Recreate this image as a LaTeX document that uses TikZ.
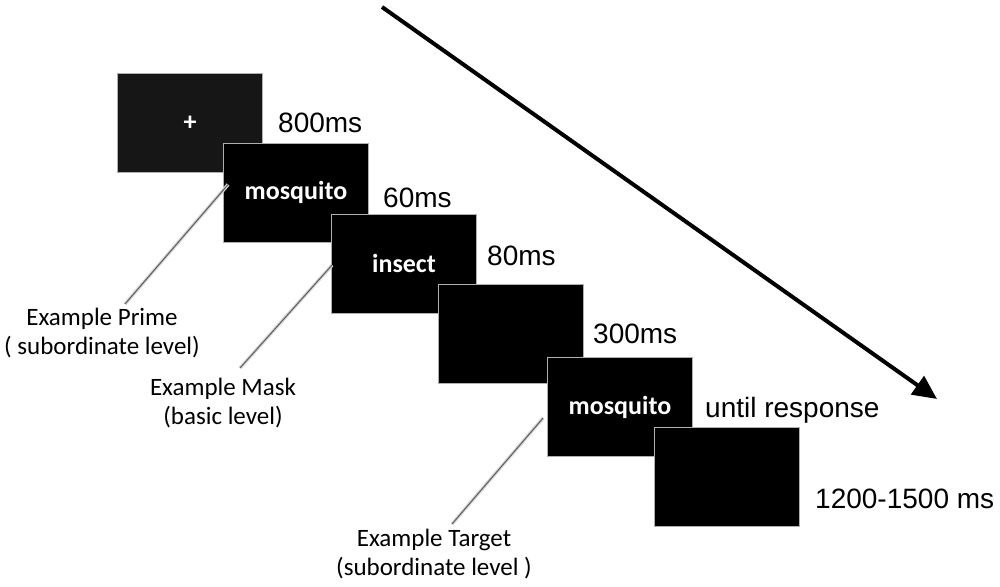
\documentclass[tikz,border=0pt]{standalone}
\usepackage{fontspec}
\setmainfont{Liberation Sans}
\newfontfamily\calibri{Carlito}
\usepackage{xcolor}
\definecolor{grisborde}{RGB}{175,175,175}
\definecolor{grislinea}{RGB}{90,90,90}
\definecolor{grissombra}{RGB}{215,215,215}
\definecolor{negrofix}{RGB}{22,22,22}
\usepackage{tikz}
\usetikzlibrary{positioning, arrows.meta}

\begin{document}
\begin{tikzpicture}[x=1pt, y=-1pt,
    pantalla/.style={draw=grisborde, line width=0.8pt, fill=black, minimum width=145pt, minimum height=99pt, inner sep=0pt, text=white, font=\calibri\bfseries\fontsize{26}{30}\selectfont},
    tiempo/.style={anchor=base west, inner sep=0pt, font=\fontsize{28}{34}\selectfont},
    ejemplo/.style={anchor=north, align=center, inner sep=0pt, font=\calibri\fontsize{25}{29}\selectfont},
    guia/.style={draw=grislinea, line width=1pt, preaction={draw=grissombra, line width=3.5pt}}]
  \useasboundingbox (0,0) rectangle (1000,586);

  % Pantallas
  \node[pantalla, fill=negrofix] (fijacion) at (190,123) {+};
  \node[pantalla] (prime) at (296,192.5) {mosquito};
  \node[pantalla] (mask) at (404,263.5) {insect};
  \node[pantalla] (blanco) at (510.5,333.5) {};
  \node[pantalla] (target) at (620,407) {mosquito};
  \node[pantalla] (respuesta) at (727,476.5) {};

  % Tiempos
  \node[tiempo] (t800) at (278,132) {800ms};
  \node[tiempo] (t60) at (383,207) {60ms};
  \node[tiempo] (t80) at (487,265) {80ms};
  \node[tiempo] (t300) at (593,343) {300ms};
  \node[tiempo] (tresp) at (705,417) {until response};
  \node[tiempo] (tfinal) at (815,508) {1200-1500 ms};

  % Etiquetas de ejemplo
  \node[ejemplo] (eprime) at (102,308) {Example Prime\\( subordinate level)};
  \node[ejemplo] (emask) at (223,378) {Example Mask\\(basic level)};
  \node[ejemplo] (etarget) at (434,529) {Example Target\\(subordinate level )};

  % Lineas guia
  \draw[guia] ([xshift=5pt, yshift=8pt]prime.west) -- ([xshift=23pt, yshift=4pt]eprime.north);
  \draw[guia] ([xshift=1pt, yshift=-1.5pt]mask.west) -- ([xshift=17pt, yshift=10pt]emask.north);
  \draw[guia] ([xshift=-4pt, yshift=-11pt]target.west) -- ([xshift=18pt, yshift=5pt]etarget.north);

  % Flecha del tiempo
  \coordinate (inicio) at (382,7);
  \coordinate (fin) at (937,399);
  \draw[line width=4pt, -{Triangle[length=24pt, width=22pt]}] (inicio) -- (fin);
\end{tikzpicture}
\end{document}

● ● ● ●

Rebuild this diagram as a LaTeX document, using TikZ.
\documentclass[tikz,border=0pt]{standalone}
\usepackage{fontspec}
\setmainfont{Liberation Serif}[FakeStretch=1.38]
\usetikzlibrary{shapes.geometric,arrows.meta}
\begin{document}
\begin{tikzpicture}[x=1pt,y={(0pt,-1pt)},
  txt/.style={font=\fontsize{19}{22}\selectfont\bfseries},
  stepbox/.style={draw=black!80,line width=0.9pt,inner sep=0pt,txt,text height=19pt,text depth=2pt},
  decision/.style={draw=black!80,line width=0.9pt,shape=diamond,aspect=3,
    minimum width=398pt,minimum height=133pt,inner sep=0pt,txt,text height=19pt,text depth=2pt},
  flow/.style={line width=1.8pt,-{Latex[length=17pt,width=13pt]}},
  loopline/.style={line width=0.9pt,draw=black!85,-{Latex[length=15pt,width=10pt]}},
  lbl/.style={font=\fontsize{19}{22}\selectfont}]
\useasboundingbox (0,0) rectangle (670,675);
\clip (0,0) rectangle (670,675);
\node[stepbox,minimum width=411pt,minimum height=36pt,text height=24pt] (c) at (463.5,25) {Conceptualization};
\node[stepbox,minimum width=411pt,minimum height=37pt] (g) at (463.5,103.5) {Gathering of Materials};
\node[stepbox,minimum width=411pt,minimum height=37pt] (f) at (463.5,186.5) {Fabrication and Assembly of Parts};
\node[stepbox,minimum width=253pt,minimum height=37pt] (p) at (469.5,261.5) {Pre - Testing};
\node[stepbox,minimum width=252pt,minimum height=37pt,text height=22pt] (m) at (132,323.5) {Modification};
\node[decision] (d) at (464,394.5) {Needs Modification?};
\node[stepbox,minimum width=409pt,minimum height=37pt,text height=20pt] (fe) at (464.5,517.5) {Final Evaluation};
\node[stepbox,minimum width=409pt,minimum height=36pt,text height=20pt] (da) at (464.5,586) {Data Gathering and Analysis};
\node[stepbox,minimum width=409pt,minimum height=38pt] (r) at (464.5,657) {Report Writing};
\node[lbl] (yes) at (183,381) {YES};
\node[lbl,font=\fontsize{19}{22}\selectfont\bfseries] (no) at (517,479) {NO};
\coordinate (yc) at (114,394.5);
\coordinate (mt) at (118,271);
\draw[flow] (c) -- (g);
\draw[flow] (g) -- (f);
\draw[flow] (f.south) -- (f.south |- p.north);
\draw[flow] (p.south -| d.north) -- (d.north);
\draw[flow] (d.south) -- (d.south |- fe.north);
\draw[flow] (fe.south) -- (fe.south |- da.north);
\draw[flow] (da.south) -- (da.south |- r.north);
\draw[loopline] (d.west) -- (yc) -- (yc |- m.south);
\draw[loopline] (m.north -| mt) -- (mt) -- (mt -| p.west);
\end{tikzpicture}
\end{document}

● ● ● ●

- _Job_: Print everything from the line with "Recreate this image" down to the line with "(0,0) rectangle (1000,586);" in the entries above, both lines included and nothing more, without the pictures.

- _Reply to the task_:
Recreate this image as a LaTeX document that uses TikZ.
\documentclass[tikz,border=0pt]{standalone}
\usepackage{fontspec}
\setmainfont{Liberation Sans}
\newfontfamily\calibri{Carlito}
\usepackage{xcolor}
\definecolor{grisborde}{RGB}{175,175,175}
\definecolor{grislinea}{RGB}{90,90,90}
\definecolor{grissombra}{RGB}{215,215,215}
\definecolor{negrofix}{RGB}{22,22,22}
\usepackage{tikz}
\usetikzlibrary{positioning, arrows.meta}

\begin{document}
\begin{tikzpicture}[x=1pt, y=-1pt,
    pantalla/.style={draw=grisborde, line width=0.8pt, fill=black, minimum width=145pt, minimum height=99pt, inner sep=0pt, text=white, font=\calibri\bfseries\fontsize{26}{30}\selectfont},
    tiempo/.style={anchor=base west, inner sep=0pt, font=\fontsize{28}{34}\selectfont},
    ejemplo/.style={anchor=north, align=center, inner sep=0pt, font=\calibri\fontsize{25}{29}\selectfont},
    guia/.style={draw=grislinea, line width=1pt, preaction={draw=grissombra, line width=3.5pt}}]
  \useasboundingbox (0,0) rectangle (1000,586);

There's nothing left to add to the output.